RECURSO. PRESTAÇÃO DE CONTAS. PARTIDO POLÍTICO. EXERCÍCIO FINANCEIRO DE 2017. DESAPROVAÇÃO. EXISTÊNCIA DE RECURSOS DE ORIGEM NÃO IDENTIFICADA. RECEBIMENTO DE RECURSOS DE FONTE VEDADA. IRREGULARIDADE AFASTADA. REDUÇÃO DO MONTANTE A SER RECOLHIDO AO TESOURO NACIONAL E DO PERCENTUAL DA MULTA IMPOSTA. SUSPENSÃO DO FUNDO PARTIDÁRIO. AFASTADA A APLICAÇÃO. PARCIAL PROVIMENTO. 1. Recebimento de recursos de origem não conhecida. Compete ao partido manter em ordem a sua movimentação bancária, devendo receber recursos financeiros obrigatoriamente por intermédio de cheque cruzado ou depósito identificado pelo CPF do doador, nos termos dos arts. 5º, inc. IV, 7º e 8º, §§ 1º e 2º, todos da Resolução TSE n. 23.464/15. A jurisprudência deste Tribunal pacificou o entendimento de que a carência de identificação da fonte originária do recurso na própria operação bancária é falha grave, que impede o controle da Justiça Eleitoral, prejudicando a transparência das informações contábeis. [...]

(TRE-RS – Rel n. 1519 SANTA ROSA - RS, Relator: RAFAEL DA CÁS MAFFINI, Data de Julgamento: 12.02.2019, Data de Publicação: DEJERS - Diário de Justiça Eletrônico do TRE-RS, Tomo 29, Data: 15.02.2019, p. 13.) (Grifei.)

Além disso, na esteira do parecer ministerial, a apresentação de documento fiscal exigido pelo art. 60 da Resolução TSE n. 23.607/19, sem o vínculo com os meios de pagamento relacionados no art. 38 e seus incisos da mesma resolução, não tem o efeito de comprovar ou de dar regularidade às contas, tratando-se de declaração unilateral, transcrevo:

Diga-se que os documentos previstos no art. 60, caput e §§ 1º e 2º da Resolução TSE nº 23.607/2019 jamais se prestam, sozinhos, à comprovação dos gastos eleitorais, devendo ser entendidos como um reforço de comprovação em relação àqueles informados no art. 38 e seus incisos da mesma Resolução.
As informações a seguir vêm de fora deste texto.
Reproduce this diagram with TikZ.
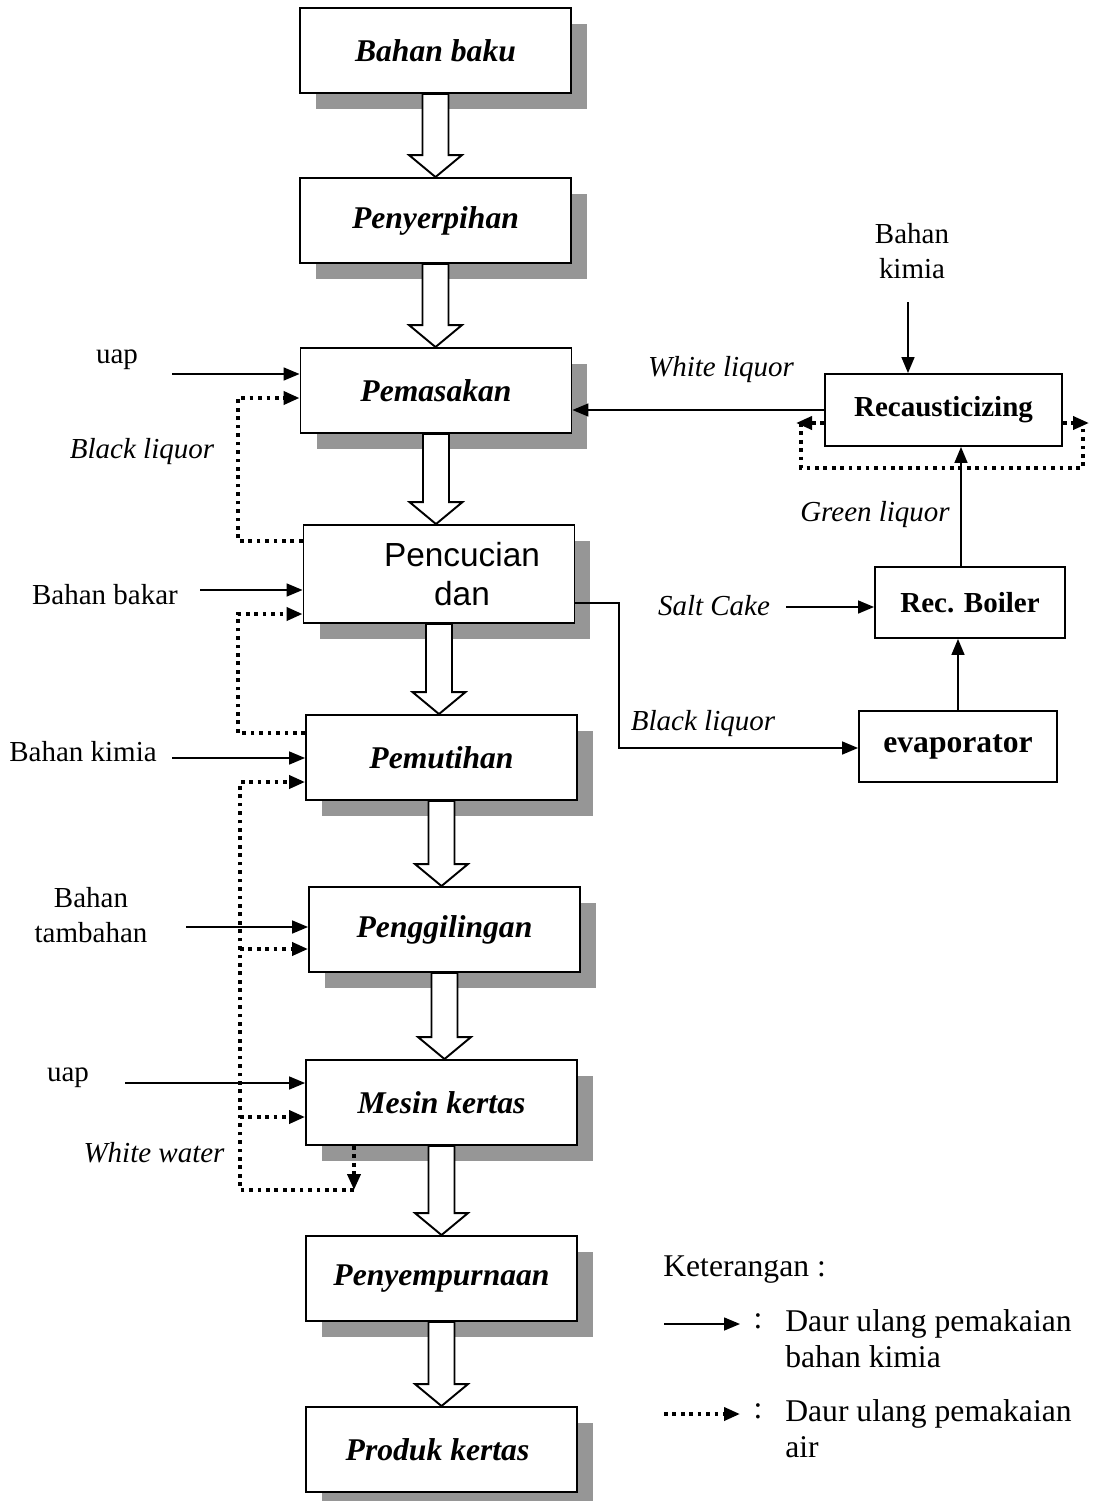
\documentclass[tikz,border=0pt]{standalone}
\usepackage{fontspec}
\setmainfont{Liberation Serif}
\newfontfamily\pencfont{Liberation Sans}
\usetikzlibrary{arrows.meta, positioning, calc, shadows}
\definecolor{boxShadow}{HTML}{969696}
\tikzset{
  procbox/.style={rectangle, draw=black, line width=1.1pt, fill=white,
    minimum width=5.42cm, minimum height=1.7cm, align=center,
    font=\fontsize{18}{21}\selectfont\bfseries\itshape,
    drop shadow={shadow xshift=0.32cm, shadow yshift=-0.32cm, fill=boxShadow, opacity=1}},
  unitbox/.style={rectangle, draw=black, line width=1.1pt, fill=white,
    align=center, font=\fontsize{16.5}{19}\selectfont\bfseries},
  lbl/.style={font=\fontsize{16.5}{19.5}\selectfont, align=center, inner sep=0pt},
  lblit/.style={lbl, font=\fontsize{16.5}{19.5}\selectfont\itshape},
  keytext/.style={lbl, align=left, anchor=west, font=\fontsize{18}{20.5}\selectfont},
  feed/.style={-{Triangle[length=0.32cm, width=0.26cm]}, line width=0.9pt},
  water/.style={line width=2.1pt, dash pattern=on 2.1pt off 2.7pt},
  waterarrow/.style={water, -{Triangle[length=0.32cm, width=0.26cm]}},
  hollow/.style={draw=black, fill=white, line width=1.1pt, line join=miter}
}
% big open arrow between two process boxes
\newcommand{\flowarrow}[2]{%
  \draw[hollow] let \p1=(#1.south), \p2=(#2.north) in
    (\x1-0.26cm,\y1) -- (\x1-0.26cm,\y2+0.44cm) -- (\x1-0.53cm,\y2+0.44cm)
    -- (\x1,\y2) -- (\x1+0.53cm,\y2+0.44cm) -- (\x1+0.26cm,\y2+0.44cm)
    -- (\x1+0.26cm,\y1) -- cycle;}

\begin{document}
\begin{tikzpicture}[x=0.02cm, y=-0.02cm]
  \useasboundingbox (0,0) rectangle (1097,1501);

  % main process line
  \foreach \name/\x/\y/\txt in {
      raw/435.5/50.5/{Bahan baku},
      chip/435.5/220.5/{Penyerpihan},
      cook/436/390.5/{Pemasakan},
      bleach/441.5/757.5/{Pemutihan},
      mill/444.5/929.5/{Penggilingan},
      paper/441.5/1102.5/{Mesin kertas},
      finish/441.5/1278.5/{Penyempurnaan},
      product/441.5/1449.5/{Produk kertas}
    }{
      \node[procbox] (\name) at (\x,\y) {\txt};
    }
  \node[procbox, minimum height=1.96cm, font=\pencfont\fontsize{19}{22}\selectfont] (wash) at (439,574)
    {\hspace*{0.92cm}Pencucian\\\hspace*{0.92cm}dan};

  \foreach \a/\b in {raw/chip, chip/cook, cook/wash, wash/bleach,
      bleach/mill, mill/paper, paper/finish, finish/product}
    {\flowarrow{\a}{\b}}

  % recovery units
  \node[unitbox, minimum width=4.74cm, minimum height=1.44cm] (recaust) at (943.5,410) {Recausticizing};
  \node[unitbox, minimum width=3.8cm, minimum height=1.42cm] (boiler) at (970,602.5) {Rec. Boiler};
  \node[unitbox, minimum width=3.96cm, minimum height=1.42cm,
    font=\fontsize{18}{21}\selectfont\bfseries] (evap) at (958,746.5) {evaporator};

  % labels
  \node[lbl] (uapA) at (117,360) {uap};
  \node[lblit] (blackA) at (142,452) {Black liquor};
  \node[lbl] (fuel) at (105,595) {Bahan bakar};
  \node[lbl] (chemA) at (83,752) {Bahan kimia};
  \node[lbl] (additive) at (91,915) {Bahan\\tambahan};
  \node[lbl] (uapB) at (68,1078) {uap};
  \node[lblit] (whitewater) at (154,1153) {White water};
  \node[lbl] (chemB) at (912,251) {Bahan\\kimia};
  \node[lblit] (whiteliq) at (721,370) {White liquor};
  \node[lblit] (greenliq) at (875,515) {Green liquor};
  \node[lblit] (saltcake) at (714,606) {Salt Cake};
  \node[lblit] (blackB) at (703,724) {Black liquor};

  % inputs
  \coordinate (uapA0) at (172,374);
  \coordinate (fuel0) at (200,590);
  \coordinate (chemA0) at (172,758);
  \coordinate (additive0) at (186,927);
  \coordinate (uapB0) at (125,1083);
  \draw[feed] (uapA0) -- (uapA0 -| cook.west);
  \draw[feed] (fuel0) -- (fuel0 -| wash.west);
  \draw[feed] (chemA0) -- (chemA0 -| bleach.west);
  \draw[feed] (additive0) -- (additive0 -| mill.west);
  \draw[feed] (uapB0) -- (uapB0 -| paper.west);

  % water recycle
  \coordinate (ret1) at (238,541);
  \coordinate (ret2) at (238,398);
  \coordinate (ret3) at (238,733);
  \coordinate (ret4) at (238,614);
  \draw[waterarrow] (ret1 -| wash.west) -- (ret1) -- (ret2) -- (ret2 -| cook.west);
  \draw[waterarrow] (ret3 -| bleach.west) -- (ret3) -- (ret4) -- (ret4 -| wash.west);

  \coordinate (ww) at (354,1190);
  \coordinate (ww1) at (240,1190);
  \coordinate (ww2) at (240,782);
  \draw[waterarrow] (ww |- paper.south) -- (ww);
  \draw[waterarrow] (ww) -- (ww1) -- (ww2) -- (ww2 -| bleach.west);
  \foreach \y/\unit in {949/mill, 1117/paper}{
    \coordinate (tap) at (240,\y);
    \draw[waterarrow] (tap) -- (tap -| \unit.west);
  }

  % chemical recovery loop
  \coordinate (chemB0) at (908,302);
  \draw[feed] (chemB0) -- (chemB0 |- recaust.north);
  \draw[feed] (recaust.west) -- (recaust.west -| cook.east);

  \coordinate (loopL) at (801,423);
  \coordinate (loopR) at (1083,423);
  \draw[waterarrow] (loopL -| recaust.west) -- ([xshift=-0.1cm]loopL);
  \draw[waterarrow] (loopR -| recaust.east) -- ([xshift=0.12cm]loopR);
  \draw[water] (loopL) -- ++(0,45) -| (loopR);

  \coordinate (glq) at ([xshift=-0.18cm]boiler.north);
  \draw[feed] (glq) -- (glq |- recaust.south);
  \coordinate (salt0) at (786,607);
  \draw[feed] (salt0) -- (salt0 -| boiler.west);
  \draw[feed] (evap.north) -- (evap.north |- boiler.south);

  \coordinate (bl3) at (619,603);
  \coordinate (bl4) at (619,748);
  \draw[feed] (bl3 -| wash.east) -- (bl3) -- (bl4) -- (bl4 -| evap.west);

  % legend
  \node[keytext] (keyTitle) at (663,1270) {Keterangan :};
  \coordinate (key1a) at (664,1324);
  \coordinate (key1b) at (740,1324);
  \coordinate (key2a) at (664,1414);
  \coordinate (key2b) at (740,1414);
  \draw[feed] (key1a) -- (key1b);
  \draw[waterarrow] (key2a) -- (key2b);
  \node[lbl, font=\fontsize{18}{20.5}\selectfont] (colon1) at (758,1321) {:};
  \node[lbl, font=\fontsize{18}{20.5}\selectfont] (colon2) at (758,1411) {:};
  \node[keytext] (key1txt) at (785,1339) {Daur ulang pemakaian\\bahan kimia};
  \node[keytext] (key2txt) at (785,1429) {Daur ulang pemakaian\\air};
\end{tikzpicture}
\end{document}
Em outras palavras, os documentos fiscais idôneos, com o preenchimento de todos os dados necessários, a que alude o art. 60, devem se somar aos meios de pagamento determinados no art. 38, jamais podendo ser apontados como alternativos ou exclusivos para efeito de comprovação da efetiva e regular utilização dos recursos do Fundo Partidário ou do Fundo Especial de Financiamento de Campanha.

Destaco que o art. 45, § 2º, da Resolução TSE n. 23.607/19 estabelece a responsabilidade dos partidos sobre suas contas, não podendo a irregularidade ser relevada com base na alegação de que ocorreu por equívoco.
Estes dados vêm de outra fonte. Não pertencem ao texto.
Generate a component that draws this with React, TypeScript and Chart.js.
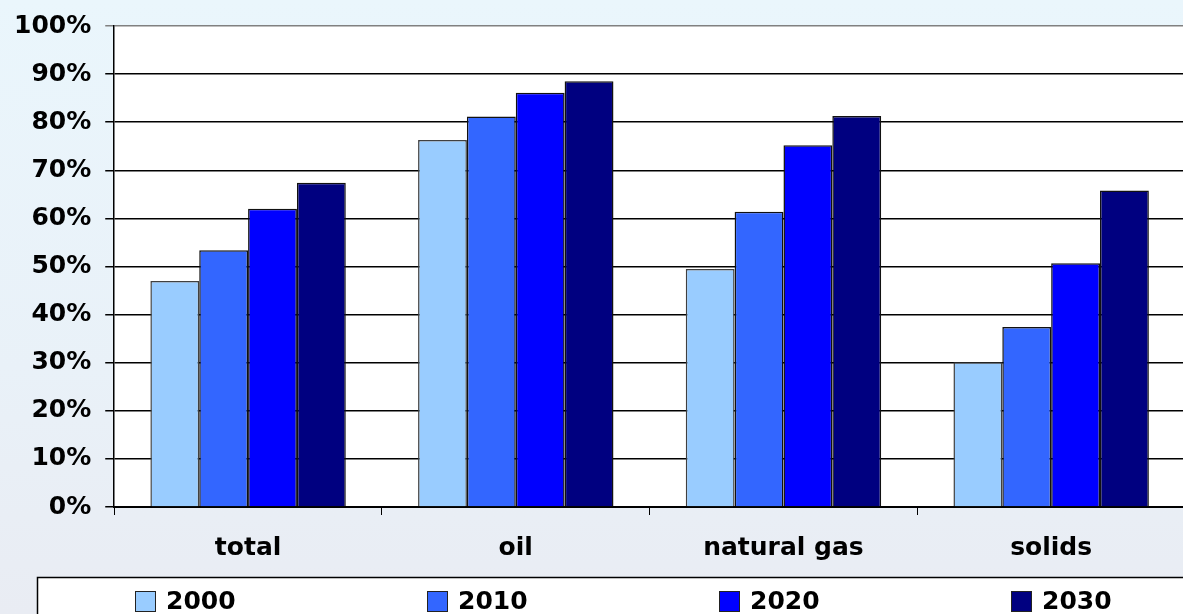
import React, { useEffect, useRef } from "react";
import { Chart, registerables } from "chart.js";

Chart.register(...registerables);

const categories = ["total", "oil", "natural gas", "solids"];
const seriesLabels = ["2000", "2010", "2020", "2030"];
const values2000 = [47.0, 76.3, 49.5, 30.1];
const values2010 = [53.4, 81.2, 61.4, 37.4];
const values2020 = [62.0, 86.1, 75.2, 50.7];
const values2030 = [67.4, 88.5, 81.3, 65.8];
const seriesColors = ["#99CCFF", "#3366FF", "#0000FF", "#000080"];
const seriesBorders = ["#404040", "#111111", "#111111", "#111111"];
const yTicks = [0, 10, 20, 30, 40, 50, 60, 70, 80, 90, 100];

const FONT = "'DejaVu Sans', 'Liberation Sans', Arial, sans-serif";

const plotBg = {
  id: "plotBg",
  beforeDraw(chart: any) {
    const { ctx, chartArea } = chart;
    ctx.save();
    ctx.fillStyle = "#ffffff";
    ctx.fillRect(chartArea.left, chartArea.top, chartArea.right - chartArea.left, chartArea.bottom - chartArea.top);
    ctx.restore();
  },
};

const boxLegend = {
  id: "boxLegend",
  afterDraw(chart: any) {
    const { ctx } = chart;
    ctx.save();
    ctx.fillStyle = "#ffffff";
    ctx.fillRect(37, 577, 1300, 100);
    ctx.strokeStyle = "#000000";
    ctx.lineWidth = 1.5;
    ctx.strokeRect(37.5, 577.5, 1300, 100);
    ctx.font = `bold 25px ${FONT}`;
    ctx.textBaseline = "alphabetic";
    ctx.textAlign = "left";
    chart.data.datasets.forEach((ds: any, i: number) => {
      const x = 135 + i * 292;
      ctx.fillStyle = ds.backgroundColor;
      ctx.fillRect(x, 591, 21, 21);
      ctx.strokeStyle = "#222222";
      ctx.lineWidth = 1;
      ctx.strokeRect(x + 0.5, 591.5, 20, 20);
      ctx.fillStyle = "#000000";
      ctx.fillText(ds.label, x + 31, 609);
    });
    ctx.restore();
  },
};

export default function App() {
  const ref = useRef<HTMLCanvasElement | null>(null);

  useEffect(() => {
    document.body.style.margin = "0";
    document.body.style.overflow = "hidden";
    const allValues = [values2000, values2010, values2020, values2030];
    const chart = new Chart(ref.current as HTMLCanvasElement, {
      type: "bar",
      data: {
        labels: categories,
        datasets: seriesLabels.map((lab, i) => ({
          label: lab,
          data: allValues[i],
          backgroundColor: seriesColors[i],
          borderColor: seriesBorders[i],
          borderWidth: 1.5,
          categoryPercentage: 0.73,
          barPercentage: 1.0,
        })),
      },
      options: {
        animation: false,
        responsive: false,
        maintainAspectRatio: false,
        layout: { padding: { top: 0, left: 0, right: 15, bottom: 33 } },
        plugins: {
          legend: { display: false },
          tooltip: { enabled: false },
        },
        scales: {
          x: {
            grid: {
              offset: true,
              drawOnChartArea: false,
              drawTicks: true,
              tickLength: 8,
              color: "#000000",
              lineWidth: 1,
            },
            border: { display: true, color: "#000000", width: 2 },
            ticks: {
              color: "#000000",
              padding: 18,
              font: { family: FONT, size: 25, weight: "bold" },
            },
          },
          y: {
            min: 0,
            max: 100,
            afterBuildTicks(scale: any) {
              scale.ticks = yTicks.map((v) => ({ value: v }));
            },
            grid: {
              drawTicks: true,
              tickLength: 9,
              color: (c: any) => (c.tick && c.tick.value === 100 ? "#808080" : "#000000"),
              lineWidth: 1.5,
            },
            border: { display: true, color: "#000000", width: 1.5 },
            ticks: {
              color: "#000000",
              padding: 14,
              font: { family: FONT, size: 25, weight: "bold", lineHeight: 0.96 },
              callback: (v: any) => `${v}%`,
            },
          },
        },
      },
      plugins: [plotBg, boxLegend],
    });
    return () => chart.destroy();
  }, []);

  return (
    <div
      style={{
        position: "fixed",
        left: 0,
        top: 0,
        width: 1200,
        height: 614,
        background: "linear-gradient(180deg, #eaf6fc 0%, #e9f1f8 60%, #e9ecf3 100%)",
      }}
    >
      <canvas ref={ref} width={1200} height={614} style={{ display: "block" }} />
    </div>
  );
}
Outrossim, não se discute a boa-fé ou a má-fé do recorrente, e sim a observância das normas sobre finanças de campanha, assim como a transparência e a lisura da prestação de contas.

A quantia somada das irregularidades (R$ 4.568,00) representa mais de 100% das receitas financeiras na prestação de contas, não sendo adequado, razoável e proporcional o juízo de aprovação dos registros contábeis, mesmo com ressalvas, pois as falhas são graves e comprometem de forma insanável a confiabilidade e a transparência da movimentação financeira.

Com essas considerações, a manutenção da sentença de desaprovação das contas é medida impositiva.

Diante do exposto, afasto a matéria preliminar e VOTO pelo desprovimento do recurso para manter a sentença que desaprovou a prestação de contas e determinou o recolhimento de R$ 4.568,00 ao Tesouro Nacional.